#### [PROVIDED MATERIAL]

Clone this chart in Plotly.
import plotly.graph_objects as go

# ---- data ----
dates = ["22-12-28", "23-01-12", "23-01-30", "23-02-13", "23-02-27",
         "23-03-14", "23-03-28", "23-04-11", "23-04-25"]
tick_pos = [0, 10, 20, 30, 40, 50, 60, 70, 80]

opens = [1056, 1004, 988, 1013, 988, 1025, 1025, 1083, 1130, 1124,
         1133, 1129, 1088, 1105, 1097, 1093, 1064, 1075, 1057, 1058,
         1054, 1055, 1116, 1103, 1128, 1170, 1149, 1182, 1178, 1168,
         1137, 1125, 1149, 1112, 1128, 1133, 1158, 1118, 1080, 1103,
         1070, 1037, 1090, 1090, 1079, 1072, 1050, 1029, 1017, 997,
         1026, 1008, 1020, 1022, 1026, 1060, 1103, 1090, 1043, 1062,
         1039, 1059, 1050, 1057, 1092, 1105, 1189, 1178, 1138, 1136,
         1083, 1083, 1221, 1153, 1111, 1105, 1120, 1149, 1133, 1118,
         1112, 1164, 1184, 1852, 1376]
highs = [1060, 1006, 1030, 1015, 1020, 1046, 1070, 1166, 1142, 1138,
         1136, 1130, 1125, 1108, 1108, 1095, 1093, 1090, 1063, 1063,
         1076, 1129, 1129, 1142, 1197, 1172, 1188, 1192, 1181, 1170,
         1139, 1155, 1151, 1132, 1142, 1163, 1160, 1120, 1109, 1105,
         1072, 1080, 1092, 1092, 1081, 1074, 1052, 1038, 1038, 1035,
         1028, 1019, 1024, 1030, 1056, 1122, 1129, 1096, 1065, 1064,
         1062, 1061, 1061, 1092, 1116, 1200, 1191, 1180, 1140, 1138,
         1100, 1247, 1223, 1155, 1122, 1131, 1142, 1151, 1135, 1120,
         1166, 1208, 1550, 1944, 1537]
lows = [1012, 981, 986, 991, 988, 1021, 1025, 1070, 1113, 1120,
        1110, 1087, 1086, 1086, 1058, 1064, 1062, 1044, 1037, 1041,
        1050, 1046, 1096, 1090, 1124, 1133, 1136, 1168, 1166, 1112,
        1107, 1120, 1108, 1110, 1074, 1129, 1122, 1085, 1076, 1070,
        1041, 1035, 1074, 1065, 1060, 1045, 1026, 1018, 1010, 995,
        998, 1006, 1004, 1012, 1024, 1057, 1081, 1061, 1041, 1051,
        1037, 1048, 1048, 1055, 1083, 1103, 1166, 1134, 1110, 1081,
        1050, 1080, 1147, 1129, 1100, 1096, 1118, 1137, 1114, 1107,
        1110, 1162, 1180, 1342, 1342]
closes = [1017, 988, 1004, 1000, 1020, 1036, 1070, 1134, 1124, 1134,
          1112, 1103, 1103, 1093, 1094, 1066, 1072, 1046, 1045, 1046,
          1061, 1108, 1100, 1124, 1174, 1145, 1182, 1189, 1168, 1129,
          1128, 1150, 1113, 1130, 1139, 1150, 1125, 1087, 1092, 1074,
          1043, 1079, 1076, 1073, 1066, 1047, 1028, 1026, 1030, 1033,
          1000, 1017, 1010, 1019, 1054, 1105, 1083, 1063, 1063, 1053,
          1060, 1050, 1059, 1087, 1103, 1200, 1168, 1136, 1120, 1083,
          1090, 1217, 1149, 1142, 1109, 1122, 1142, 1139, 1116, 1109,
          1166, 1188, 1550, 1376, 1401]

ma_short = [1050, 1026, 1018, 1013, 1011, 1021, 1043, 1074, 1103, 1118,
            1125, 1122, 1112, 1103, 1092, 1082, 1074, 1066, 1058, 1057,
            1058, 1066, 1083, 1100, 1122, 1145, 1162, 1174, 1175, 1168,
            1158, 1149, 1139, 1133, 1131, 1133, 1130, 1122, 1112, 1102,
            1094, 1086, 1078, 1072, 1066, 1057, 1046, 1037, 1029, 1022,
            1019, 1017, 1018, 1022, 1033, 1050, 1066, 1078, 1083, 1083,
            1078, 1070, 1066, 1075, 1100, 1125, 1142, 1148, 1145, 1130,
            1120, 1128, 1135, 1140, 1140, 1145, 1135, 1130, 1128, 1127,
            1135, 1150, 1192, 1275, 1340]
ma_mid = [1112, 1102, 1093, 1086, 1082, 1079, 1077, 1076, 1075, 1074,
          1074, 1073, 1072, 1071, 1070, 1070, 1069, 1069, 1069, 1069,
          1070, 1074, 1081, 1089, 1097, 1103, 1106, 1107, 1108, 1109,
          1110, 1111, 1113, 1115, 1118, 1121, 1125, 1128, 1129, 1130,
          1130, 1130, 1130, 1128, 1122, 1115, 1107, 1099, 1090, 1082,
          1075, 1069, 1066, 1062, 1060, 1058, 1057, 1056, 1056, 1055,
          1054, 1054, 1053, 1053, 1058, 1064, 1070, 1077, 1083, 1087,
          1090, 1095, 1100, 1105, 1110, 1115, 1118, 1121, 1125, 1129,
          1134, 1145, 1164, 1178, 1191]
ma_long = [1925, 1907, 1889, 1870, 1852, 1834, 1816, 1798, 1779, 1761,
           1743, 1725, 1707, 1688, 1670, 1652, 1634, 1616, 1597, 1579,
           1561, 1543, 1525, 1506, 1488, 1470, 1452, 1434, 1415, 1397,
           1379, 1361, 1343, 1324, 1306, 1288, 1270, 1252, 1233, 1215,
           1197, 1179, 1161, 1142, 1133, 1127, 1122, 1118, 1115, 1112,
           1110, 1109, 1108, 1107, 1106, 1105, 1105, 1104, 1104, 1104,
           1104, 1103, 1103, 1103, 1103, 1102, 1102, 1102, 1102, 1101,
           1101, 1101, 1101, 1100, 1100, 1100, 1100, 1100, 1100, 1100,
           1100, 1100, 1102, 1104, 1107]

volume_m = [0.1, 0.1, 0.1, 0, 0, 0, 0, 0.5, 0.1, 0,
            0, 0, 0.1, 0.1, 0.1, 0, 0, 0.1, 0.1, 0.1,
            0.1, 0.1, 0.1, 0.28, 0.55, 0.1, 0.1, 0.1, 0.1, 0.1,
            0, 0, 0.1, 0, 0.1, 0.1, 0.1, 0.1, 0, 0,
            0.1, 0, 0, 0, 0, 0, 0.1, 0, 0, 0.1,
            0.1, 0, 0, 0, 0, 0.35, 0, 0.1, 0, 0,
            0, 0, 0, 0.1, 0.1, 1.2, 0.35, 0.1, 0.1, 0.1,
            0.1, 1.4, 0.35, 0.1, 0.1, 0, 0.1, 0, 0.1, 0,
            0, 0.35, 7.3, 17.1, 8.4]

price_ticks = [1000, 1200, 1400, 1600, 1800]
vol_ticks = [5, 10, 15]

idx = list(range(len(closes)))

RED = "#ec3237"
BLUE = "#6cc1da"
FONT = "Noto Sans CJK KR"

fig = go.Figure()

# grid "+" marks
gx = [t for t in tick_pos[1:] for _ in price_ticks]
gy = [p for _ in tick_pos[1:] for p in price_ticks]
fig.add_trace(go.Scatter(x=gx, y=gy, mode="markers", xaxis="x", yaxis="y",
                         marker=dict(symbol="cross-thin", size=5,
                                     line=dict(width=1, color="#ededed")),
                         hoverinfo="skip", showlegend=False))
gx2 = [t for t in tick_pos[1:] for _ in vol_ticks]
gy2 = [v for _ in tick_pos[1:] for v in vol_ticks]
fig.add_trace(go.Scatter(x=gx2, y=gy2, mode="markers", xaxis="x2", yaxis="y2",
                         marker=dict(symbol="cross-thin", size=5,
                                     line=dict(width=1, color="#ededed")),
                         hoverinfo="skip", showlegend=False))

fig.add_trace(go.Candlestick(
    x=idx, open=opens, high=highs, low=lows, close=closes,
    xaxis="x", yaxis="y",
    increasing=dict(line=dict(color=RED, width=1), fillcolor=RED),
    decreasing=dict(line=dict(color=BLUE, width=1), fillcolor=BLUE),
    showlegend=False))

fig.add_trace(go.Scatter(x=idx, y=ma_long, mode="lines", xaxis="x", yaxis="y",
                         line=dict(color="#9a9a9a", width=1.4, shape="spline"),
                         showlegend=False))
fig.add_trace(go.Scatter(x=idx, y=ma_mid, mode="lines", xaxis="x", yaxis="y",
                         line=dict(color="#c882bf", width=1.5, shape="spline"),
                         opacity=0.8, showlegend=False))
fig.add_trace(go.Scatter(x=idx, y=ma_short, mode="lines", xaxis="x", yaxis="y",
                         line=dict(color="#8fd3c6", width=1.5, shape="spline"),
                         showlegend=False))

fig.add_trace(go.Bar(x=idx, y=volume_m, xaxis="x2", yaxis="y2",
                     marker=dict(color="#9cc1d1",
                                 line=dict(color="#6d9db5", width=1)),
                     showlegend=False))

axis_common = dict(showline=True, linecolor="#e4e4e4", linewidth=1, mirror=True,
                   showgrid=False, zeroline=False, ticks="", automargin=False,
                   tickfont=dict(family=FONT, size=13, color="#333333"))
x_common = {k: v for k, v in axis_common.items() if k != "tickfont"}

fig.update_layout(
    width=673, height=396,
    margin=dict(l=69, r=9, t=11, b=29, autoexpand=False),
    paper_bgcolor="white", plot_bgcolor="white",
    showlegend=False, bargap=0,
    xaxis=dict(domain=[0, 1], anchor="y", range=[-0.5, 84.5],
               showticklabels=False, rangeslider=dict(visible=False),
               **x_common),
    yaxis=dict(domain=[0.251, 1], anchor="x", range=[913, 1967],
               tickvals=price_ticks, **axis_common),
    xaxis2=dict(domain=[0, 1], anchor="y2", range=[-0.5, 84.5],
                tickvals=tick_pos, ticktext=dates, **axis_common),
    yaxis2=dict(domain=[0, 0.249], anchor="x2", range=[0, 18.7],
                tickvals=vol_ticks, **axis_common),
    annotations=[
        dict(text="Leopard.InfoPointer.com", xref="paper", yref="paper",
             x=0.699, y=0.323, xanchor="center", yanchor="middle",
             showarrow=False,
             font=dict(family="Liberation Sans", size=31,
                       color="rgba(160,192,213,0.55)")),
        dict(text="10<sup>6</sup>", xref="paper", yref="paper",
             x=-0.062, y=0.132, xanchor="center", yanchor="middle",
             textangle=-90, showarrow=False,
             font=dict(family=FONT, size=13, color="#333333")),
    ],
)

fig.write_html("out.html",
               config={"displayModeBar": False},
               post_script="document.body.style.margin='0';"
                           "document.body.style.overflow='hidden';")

#### [TASK]
Quote verbatim the opening lines of the listing above, ending with the line where "tick_pos = [0, 10, 20, 30, 40, 50, 60, 70, 80]" appears; include both endpoints and nothing more.

#### [COMPLETED TASK]
Clone this chart in Plotly.
import plotly.graph_objects as go

# ---- data ----
dates = ["22-12-28", "23-01-12", "23-01-30", "23-02-13", "23-02-27",
         "23-03-14", "23-03-28", "23-04-11", "23-04-25"]
tick_pos = [0, 10, 20, 30, 40, 50, 60, 70, 80]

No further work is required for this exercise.